I met with Pablo last week and we made some progress. He is going to go ahead with his algorithm taking approximation around the unconditional mean. He will present it in an intermediary report that is due at the end of this week. Please check it for typos and other mistakes when it is ready and, if possible, send him remarks by Thursday. I'm still thinking about an alternative approach around the steady sate, but I need to finish writing it before showing it to you. I would like you to start another project around the multiplication with quasi-triangular matrices. We are in the process of coding the Kalman filter in C++ hoping to accelerate this part of estimation. George is in charge of the overall project. However, when we estimate with non-stationary variables, we are forced to transform the transition equation of the state space representation and we have a transition matrix that is quasi-triangular. As it turns out, we could always used this transformation, even for models with only stationary variables. I expect some speed gain from taking into account the special structure of the transition matrix.

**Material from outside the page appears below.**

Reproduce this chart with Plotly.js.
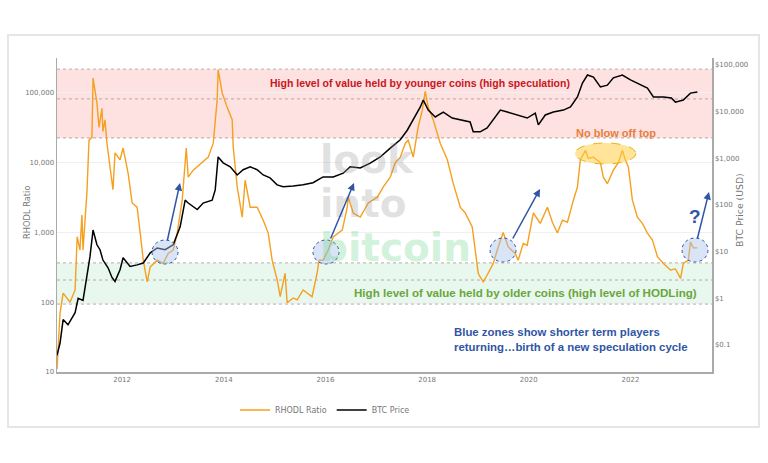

I'm attaching a brief outline of the Kalman filte So I would like you to write a code (+, C or Fortran) for the two operations involving the transition matrix T.

1) T and P have the same dimensions. When they are large 100x100 and larger, I imagine there is a gain from using a block algorithm for T*P*T' as in BLAS/LAPACK dgemm and to optimize the size of a block so as to keep it in fast cache memory the same way as ATLAS is doing.

2) For smaller matrices, it may be better to simply inline the loops. The optimal size for both approaches should be determined empirically by testing.

3) Currently, in the Matlab code, for lage models, most of the time is spent in computing T*P*T'

For this project, I would like you to consult with Marco. He has agreed to help and JRC has much experience with Kalman filter computations.